Attorney General John Ashcroft had ordered doctors in the state not to comply with a law allowing them to prescribe lethal doses of medication.
By a two-to-one decision, judges on the Ninth Circuit Court of Appeals ruled Mr Ashcroft had exceeded his authority.
At least 170 people have used Oregon's law to commit suicide since 1998.
Supporters of the law - officially titled the Death With Dignity Act and twice approved by Oregon voters - cheered as the ruling was read out.
'Interfering'
[The law] brings tremendous peace of mind to terminally ill people who are suffering
Scott Swenson
Death with Dignity National Center
"The attorney general's unilateral attempt to regulate general medical practices historically entrusted to state lawmakers interferes with the democratic debate about physician-assisted suicide," said the judges.
They said Mr Ashcroft's action "far exceeds the scope of his authority under federal law".
Supporters of Oregon's law were delighted with the court's ruling.
"What the law does in Oregon is it brings tremendous peace of mind to terminally ill people who are suffering, who want to spend the last weeks of their life with their friends and loved ones in peace," Scott Swenson, executive director of the Death with Dignity National Center, told Reuters.
Oregon is the only state to allow such lethal prescriptions in the US.
Mr Ashcroft, a conservative Christian, issued his directive in 2001.
In it he declared that using drugs restricted under the Controlled Substances Act to help patients commit suicide was not a legitimate medical purpose.
Assisted suicide in Oregon
Patients must be in final six months of terminal illness
Patients must make two oral requests and one written request to die, each separated by a two-week period
Patients must be mentally competent to make decision
Two doctors must confirm diagnosis
Lethal prescription of drugs prescribed by doctor and administered by patients themselves
He ordered that doctors and pharmacists prescribing lethal doses of drugs should have their prescription licenses revoked.

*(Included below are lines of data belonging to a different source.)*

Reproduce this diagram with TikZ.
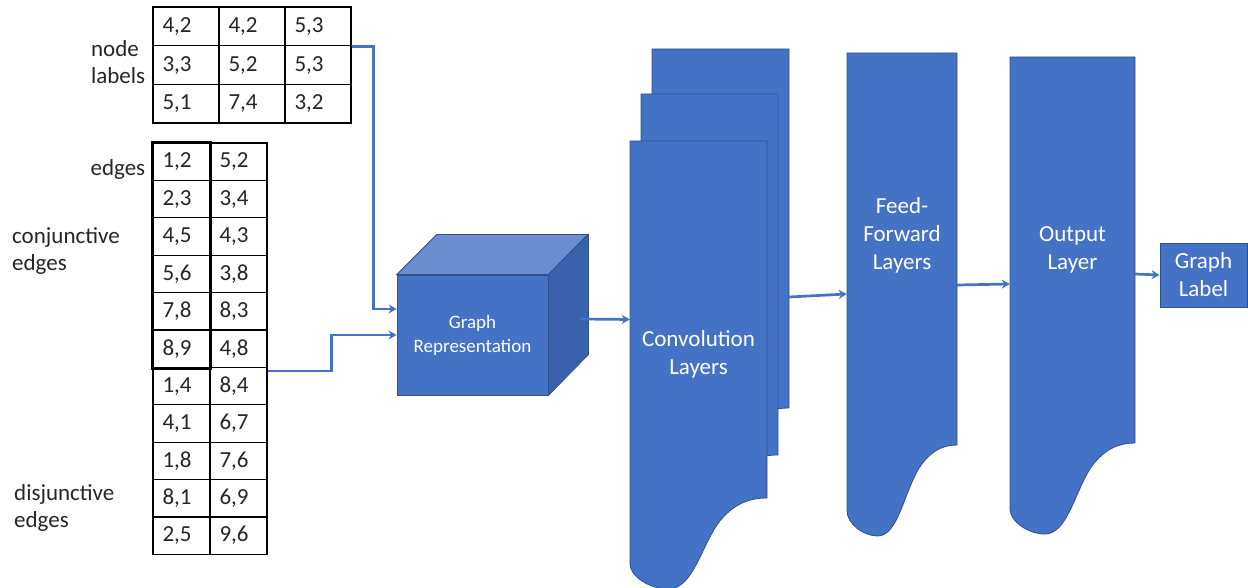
\documentclass[tikz,border=0pt]{standalone}
\usepackage{fontspec}
\setmainfont{Carlito}
\usetikzlibrary{arrows.meta,calc}

\definecolor{layerblue}{HTML}{4472C4}
\definecolor{layeredge}{HTML}{2F528F}
\definecolor{cubetop}{HTML}{6A8DD0}
\definecolor{cubeside}{HTML}{3A62AC}
\definecolor{txtgray}{HTML}{262626}

% sheet with a wavy bottom: name, left, right, top, bottom right
\newcommand\layersheet[5]{%
  \filldraw[sheet] (#2,#4) -- (#3,#4) -- (#3,#5)
    .. controls ({#3-0.12*(#3-#2)},#5) and ({#2+0.76*(#3-#2)},#5+5) .. ({#2+0.65*(#3-#2)},#5+24)
    .. controls ({#2+0.52*(#3-#2)},#5+48) and ({#2+0.46*(#3-#2)},#5+91) .. ({#2+0.28*(#3-#2)},#5+91)
    .. controls ({#2+0.14*(#3-#2)},#5+91) and (#2,#5+78) .. (#2,#5+66) -- cycle;
  \node[inner sep=0, minimum width={#3-#2}, minimum height={#5-#4}] (#1) at ({(#2+#3)/2},{(#4+#5)/2}) {};
}

\begin{document}
\begin{tikzpicture}[x=1pt,y=-1pt,
    nlcell/.style={draw, line width=1.2pt, inner xsep=9.5pt, inner ysep=0pt, text width=47pt,
      minimum height=38.7pt, align=left, text=txtgray, font=\fontsize{23}{27}\selectfont},
    ecell/.style={nlcell, text width=38pt, minimum height=37.4pt},
    lbl/.style={inner sep=0, align=left, text=txtgray, font=\fontsize{23}{27}\selectfont},
    sheet/.style={fill=layerblue, draw=layeredge, line width=0.8pt},
    layertxt/.style={align=center, text=white, font=\fontsize{23}{28}\selectfont},
    conn/.style={draw=layerblue, line width=2.7pt, -{Stealth[length=8pt,width=9pt]}}]
    \useasboundingbox (0,0) rectangle (1248,588);

    % input tables
    \foreach \a/\b/\c [count=\r] in {{4,2}/{4,2}/{5,3}, {3,3}/{5,2}/{5,3}, {5,1}/{7,4}/{3,2}} {
        \node[nlcell] (nl-\r-1) at (186,{7+38.7*(\r-0.5)}) {\a};
        \node[nlcell] (nl-\r-2) at (252,{7+38.7*(\r-0.5)}) {\b};
        \node[nlcell] (nl-\r-3) at (318,{7+38.7*(\r-0.5)}) {\c};
    }
    \foreach \a/\b [count=\r] in {{1,2}/{5,2}, {2,3}/{3,4}, {4,5}/{4,3}, {5,6}/{3,8}, {7,8}/{8,3},
        {8,9}/{4,8}, {1,4}/{8,4}, {4,1}/{6,7}, {1,8}/{7,6}, {8,1}/{6,9}, {2,5}/{9,6}} {
        \node[ecell] (e-\r-1) at (181.5,{143+37.4*(\r-0.5)}) {\a};
        \node[ecell] (e-\r-2) at (238.5,{143+37.4*(\r-0.5)}) {\b};
    }
    \draw[line width=3pt] (e-1-1.north west) rectangle (e-6-1.south east);

    \node[lbl, anchor=east] (nltxt) at ([xshift=-7pt,yshift=3pt]nl-2-1.west) {node\\labels};
    \node[lbl, anchor=east] (edtxt) at ([xshift=-7pt,yshift=-8pt]e-1-1.west) {edges};
    \node[lbl, anchor=west] (conjtxt) at (12,251) {conjunctive\\edges};
    \node[lbl, anchor=west] (disjtxt) at (14,508) {disjunctive\\edges};

    % graph representation cube
    \node[sheet, minimum width=151pt, minimum height=120pt, inner sep=0, align=center, text=white,
        font=\fontsize{19}{24}\selectfont] (gr) at (472.5,335) {Graph\\Representation};
    \filldraw[fill=cubetop, draw=layeredge, line width=0.8pt] (gr.north west) -- ++(40,-40) -- ++(151,0) -- (gr.north east) -- cycle;
    \filldraw[fill=cubeside, draw=layeredge, line width=0.8pt] (gr.north east) -- ++(40,-40) -- ++(0,120) -- (gr.south east) -- cycle;

    % layers
    \layersheet{c3}{652}{789}{49}{408}
    \layersheet{c2}{641}{778}{94}{455}
    \layersheet{c1}{630}{767}{141}{498}
    \layersheet{ff}{847}{957}{53}{445}
    \layersheet{out}{1010}{1135}{57}{443}
    \node[layertxt] (convtxt) at ([yshift=-35pt]c1.center) {Convolution\\Layers};
    \node[layertxt] (fftxt) at ([yshift=14pt]ff.center) {Feed-\\Forward\\Layers};
    \node[layertxt] (outtxt) at (out.center) {Output\\Layer};
    \node[sheet, minimum width=87pt, minimum height=64pt, inner sep=0, layertxt] (lab) at (1203.5,275) {Graph\\Label};

    % connectors
    \draw[conn] (nl-1-3.south east) -- ++(22,0) |- ([yshift=26pt]gr.west);
    \draw[conn] ([yshift=-3pt]e-6-2.south east) -- ++(64,0) |- (gr.west);
    \draw[conn] ([xshift=32pt,yshift=16pt]gr.east) -- (c1.west);
    \draw[conn] ([yshift=-68.5pt]c3.east) -- ([yshift=-45pt]ff.west);
    \draw[conn] ([yshift=-36pt]ff.east) -- ([yshift=-34pt]out.west);
    \draw[conn] ([yshift=-24pt]out.east) -- (lab.west);
\end{tikzpicture}
\end{document}
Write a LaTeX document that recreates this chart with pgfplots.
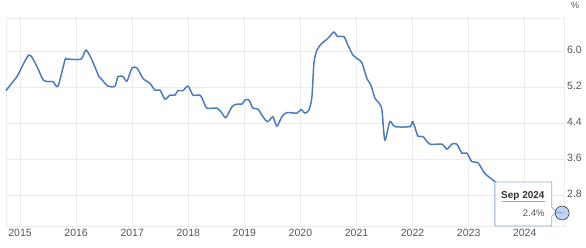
\documentclass[border=0pt]{standalone}
\usepackage{pgfplots}
\pgfplotsset{compat=1.18}
\usepackage{fontspec}
\setmainfont{Liberation Sans}
\definecolor{teblue}{RGB}{74,125,192}
\definecolor{tegrid}{RGB}{236,236,236}
\definecolor{teaxis}{RGB}{215,215,215}
\definecolor{tetext}{RGB}{85,85,85}
\definecolor{tipborder}{RGB}{140,172,215}
\definecolor{tipdot}{RGB}{170,198,236}
\begin{document}
\begin{tikzpicture}
\begin{axis}[
  scale only axis, width=558pt, height=208pt,
  xmin=2014.75, xmax=2024.70, ymin=2.111, ymax=6.733,
  xtick={2015,2016,2017,2018,2019,2020,2021,2022,2023,2024},
  xticklabels={2015,2016,2017,2018,2019,2020,2021,2022,2023,2024},
  ytick={2.8,3.6,4.4,5.2,6.0},
  yticklabels={2.8,3.6,4.4,5.2,6.0},
  major tick length=0pt,
  grid=major, major grid style={draw=tegrid, line width=0.8pt},
  axis line style={draw=tegrid, line width=0.8pt},
  x axis line style={draw=teaxis},
  yticklabel pos=right,
  yticklabel style={anchor=west, inner sep=0pt, xshift=3pt, yshift=1pt, font=\fontsize{10.5}{12}\selectfont, text=tetext},
  xticklabel style={anchor=north, inner sep=0pt, yshift=-3pt, font=\fontsize{10.5}{12}\selectfont, text=tetext},
  clip=false,
]
\addplot[teblue, line width=1.5pt, smooth, tension=0.45] coordinates {
(2014.750,5.12) (2014.875,5.32) (2014.947,5.43) (2015.160,5.91) (2015.303,5.65)
(2015.410,5.36) (2015.499,5.32) (2015.588,5.32) (2015.677,5.22) (2015.802,5.80)
(2015.838,5.82) (2016.087,5.82) (2016.176,6.02) (2016.283,5.80) (2016.408,5.43)
(2016.462,5.36) (2016.569,5.22) (2016.693,5.22) (2016.747,5.43) (2016.836,5.43)
(2016.907,5.33) (2016.996,5.62) (2017.086,5.62) (2017.193,5.39) (2017.317,5.28)
(2017.406,5.13) (2017.496,5.13) (2017.585,4.93) (2017.674,5.02) (2017.763,5.02)
(2017.816,5.12) (2017.906,5.12) (2017.995,5.22) (2018.084,5.02) (2018.209,5.02)
(2018.262,4.91) (2018.333,4.73) (2018.512,4.73) (2018.601,4.62) (2018.672,4.52)
(2018.779,4.76) (2018.868,4.82) (2018.957,4.82) (2019.011,4.91) (2019.082,4.91)
(2019.153,4.73) (2019.242,4.71) (2019.332,4.54) (2019.403,4.43) (2019.456,4.47)
(2019.510,4.54) (2019.581,4.33) (2019.670,4.54) (2019.759,4.63) (2019.938,4.62)
(2020.009,4.70) (2020.080,4.62) (2020.152,4.69) (2020.205,4.98) (2020.241,5.73)
(2020.294,6.02) (2020.383,6.17) (2020.472,6.26) (2020.526,6.33) (2020.597,6.42)
(2020.668,6.32) (2020.775,6.32) (2020.847,6.13) (2020.936,5.91) (2021.025,5.82)
(2021.096,5.74) (2021.185,5.39) (2021.257,5.24) (2021.328,4.95) (2021.399,4.85)
(2021.453,4.69) (2021.506,4.02) (2021.595,4.43) (2021.684,4.32) (2021.952,4.32)
(2022.005,4.43) (2022.094,4.11) (2022.184,4.10) (2022.308,3.93) (2022.522,3.93)
(2022.611,3.82) (2022.701,3.93) (2022.790,3.93) (2022.879,3.73) (2022.968,3.73)
(2023.057,3.54) (2023.164,3.52) (2023.289,3.28) (2023.467,3.10) (2023.550,3.03)
(2023.720,2.93) (2023.880,2.85) (2024.050,2.75) (2024.220,2.60) (2024.380,2.48)
(2024.500,2.42) (2024.667,2.40)
};
\draw[tipborder, fill=white, line width=0.8pt]
  (axis cs:2023.467,3.089) -- (axis cs:2024.483,3.089) -- (axis cs:2024.483,2.527)
  -- (axis cs:2024.567,2.429) -- (axis cs:2024.483,2.333) -- (axis cs:2024.483,2.111)
  -- (axis cs:2023.467,2.111) -- cycle;
\draw[teblue, line width=1.5pt] (axis cs:2024.567,2.42) -- (axis cs:2024.667,2.40);
\node[font=\bfseries\fontsize{10}{12}\selectfont, text=black!80] at (axis cs:2023.966,2.778) {Sep 2024};
\draw[gray!70, line width=0.6pt] (axis cs:2023.592,2.651) -- (axis cs:2024.358,2.651);
\node[anchor=east, inner sep=0pt, font=\fontsize{9.5}{12}\selectfont, text=tetext] at (axis cs:2024.358,2.40) {2.4\%};
\addplot[only marks, mark=*, mark size=7pt, mark options={fill=tipdot, draw=none, fill opacity=0.75}] coordinates {(2024.667,2.40)};
\node[font=\fontsize{9}{11}\selectfont, text=tetext] at ([xshift=11pt,yshift=13pt]rel axis cs:1,1) {\%};
\end{axis}
\path (current axis.south west) ++(-6pt,-21pt) coordinate (bl);
\path (current axis.north east) ++(22pt,18pt) coordinate (tr);
\pgfresetboundingbox
\useasboundingbox (bl) rectangle (tr);
\end{tikzpicture}
\end{document}
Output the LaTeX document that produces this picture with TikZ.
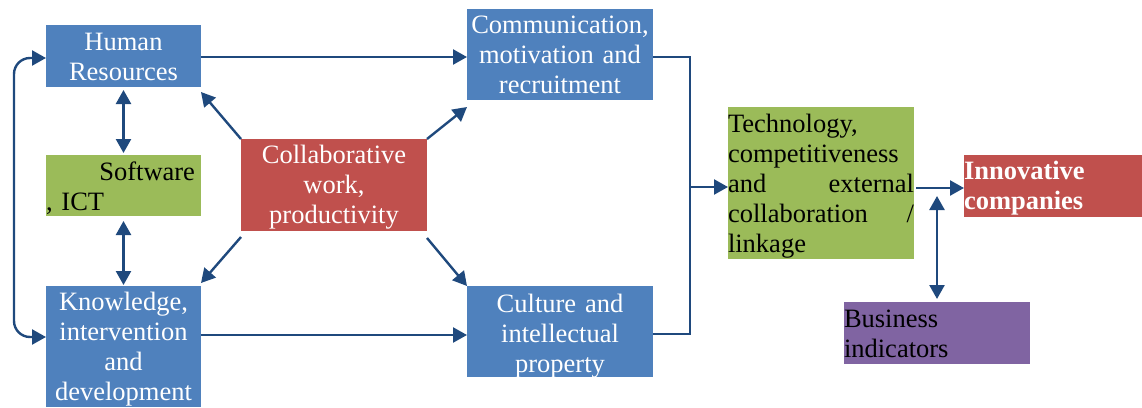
\documentclass[tikz,border=0pt]{standalone}
\usepackage{fontspec}
\setmainfont{Liberation Serif}
\usetikzlibrary{arrows.meta,calc}
\definecolor{boxblue}{HTML}{4F81BD}
\definecolor{boxgreen}{HTML}{9BBB59}
\definecolor{boxred}{HTML}{C0504D}
\definecolor{boxpurple}{HTML}{8064A2}
\definecolor{linkblue}{HTML}{1F497D}

\begin{document}
\begin{tikzpicture}[x=1pt,y=-1pt,
  box/.style={draw=none, inner sep=0pt, outer sep=0pt, anchor=north west},
  lbl/.style={inner sep=0pt, outer sep=0pt, font=\fontsize{26.5}{30}\selectfont},
  mid/.style={lbl, anchor=base, align=center},
  flush/.style={lbl, anchor=base west, align=left},
  wire/.style={draw=linkblue, line width=2.4pt, miter limit=10},
  link/.style={wire, -{Triangle[length=14pt,width=15pt]}},
  twoway/.style={wire, {Triangle[length=14pt,width=15pt]}-{Triangle[length=14pt,width=15pt]}},
]
\useasboundingbox (0,0) rectangle (1142,407);

% boxes
\node[box, fill=boxblue,   minimum width=155pt, minimum height=62pt]  (hr)     at (46,25)  {};
\node[box, fill=boxgreen,  minimum width=155pt, minimum height=61pt]  (sw)     at (46,155) {};
\node[box, fill=boxblue,   minimum width=155pt, minimum height=121pt] (kn)     at (46,286) {};
\node[box, fill=boxred,    minimum width=186pt, minimum height=92pt]  (collab) at (241,139) {};
\node[box, fill=boxblue,   minimum width=186pt, minimum height=91pt]  (comm)   at (467,9)  {};
\node[box, fill=boxblue,   minimum width=186pt, minimum height=91pt]  (cult)   at (467,286) {};
\node[box, fill=boxgreen,  minimum width=186pt, minimum height=152pt] (tech)   at (728,107) {};
\node[box, fill=boxred,    minimum width=178pt, minimum height=62pt]  (innov)  at (964,155) {};
\node[box, fill=boxpurple, minimum width=186pt, minimum height=62pt]  (bus)    at (844,302) {};

% texts
\node[mid, text=white, text width=155pt] at ($(hr.north)+(0,25)$) {Human\\Resources};
\node[flush, text width=155pt] at (46,180) {\hspace*{\fill}Software\kern6pt\\, ICT};
\node[mid, text=white, text width=155pt] at ($(kn.north)+(0,24)$) {Knowledge,\\intervention\\and\\development};
\node[mid, text=white, text width=186pt] at ($(collab.north)+(0,24)$) {Collaborative\\work,\\productivity};
\node[mid, text=white, text width=186pt] at ($(comm.north)+(0,24)$) {Communication,\\motivation and\\recruitment};
\node[mid, text=white, text width=186pt] at ($(cult.north)+(0,26)$) {Culture and\\intellectual\\property};
\node[flush, text width=186pt] at ($(tech.north west)+(0,25)$) {Technology,\\competitiveness\\and\hfill external\\collaboration\hfill /\\linkage};
\node[flush, text=white, text width=178pt, font=\fontsize{26.5}{30}\selectfont\bfseries] at ($(innov.north west)+(0,24)$) {Innovative\\companies};
\node[flush, text width=186pt] at ($(bus.north west)+(0,25)$) {Business\\indicators};

% reference heights and junctions
\coordinate (topY)  at (0,57);
\coordinate (botY)  at (0,335);
\coordinate (loopT) at (0,58);
\coordinate (loopB) at (0,337);
\coordinate (combT) at (690,57);
\coordinate (combB) at (690,334);
\coordinate (comb)  at (690,187);
\coordinate (innY)  at (0,188);
\coordinate (jn)    at (937,188);

% connectors
\draw[link] (hr.east |- topY) -- (comm.west |- topY);
\draw[link] (kn.east |- botY) -- (cult.west |- botY);
\draw[link] (collab.north west) -- ([yshift=-5pt]hr.south east);
\draw[link] (collab.north east) -- ([yshift=-7pt]comm.south west);
\draw[link] ([yshift=-6pt]collab.south west) -- ([yshift=3pt]kn.north east);
\draw[link] ([yshift=-7pt]collab.south east) -- (cult.north west);
\draw[twoway] ([yshift=-3pt]hr.south) -- ([yshift=2pt]sw.north);
\draw[twoway] ([yshift=-5pt]sw.south) -- ([yshift=1pt]kn.north);
\draw[twoway, rounded corners=16pt] (hr.west |- loopT) -- (14,58) -- (14,337) -- (kn.west |- loopB);
\draw[wire] (comm.east |- combT) -- (combT) -- (combB) -- (cult.east |- combB);
\draw[link] (comb) -- (tech.west |- comb);
\draw[link] ([xshift=2pt]tech.east |- innY) -- (innov.west |- innY);
\draw[twoway] ([yshift=-8pt]jn) -- ([yshift=3pt]bus.north);
\end{tikzpicture}
\end{document}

The appeals court ruling is just the latest step in Mr Ashcroft's campaign against the Oregon law.
His directive has already been blocked by a federal judge, and he is expected to appeal the latest ruling.
Dissent
In all cases, legal judgements against Mr Ashcroft's directive have rested on his powers, or lack of powers, to interfere in state medical regulation - not on the ethics of euthanasia itself.
"We express no opinion on whether the practice is inconsistent with public interest or constitutes illegitimate medical care," said the judges' ruling.
However, in a voice of dissent, the third judge on the panel, Judge J Clifford Wallace, said he believed in the absence of a clear Congressional policy, Mr Ashcroft's ruling should have been given "substantial deference".
"Certainly, Congress is free to enact legislation limiting or counteracting the Ashcroft directive's effects," Judge Wallace wrote.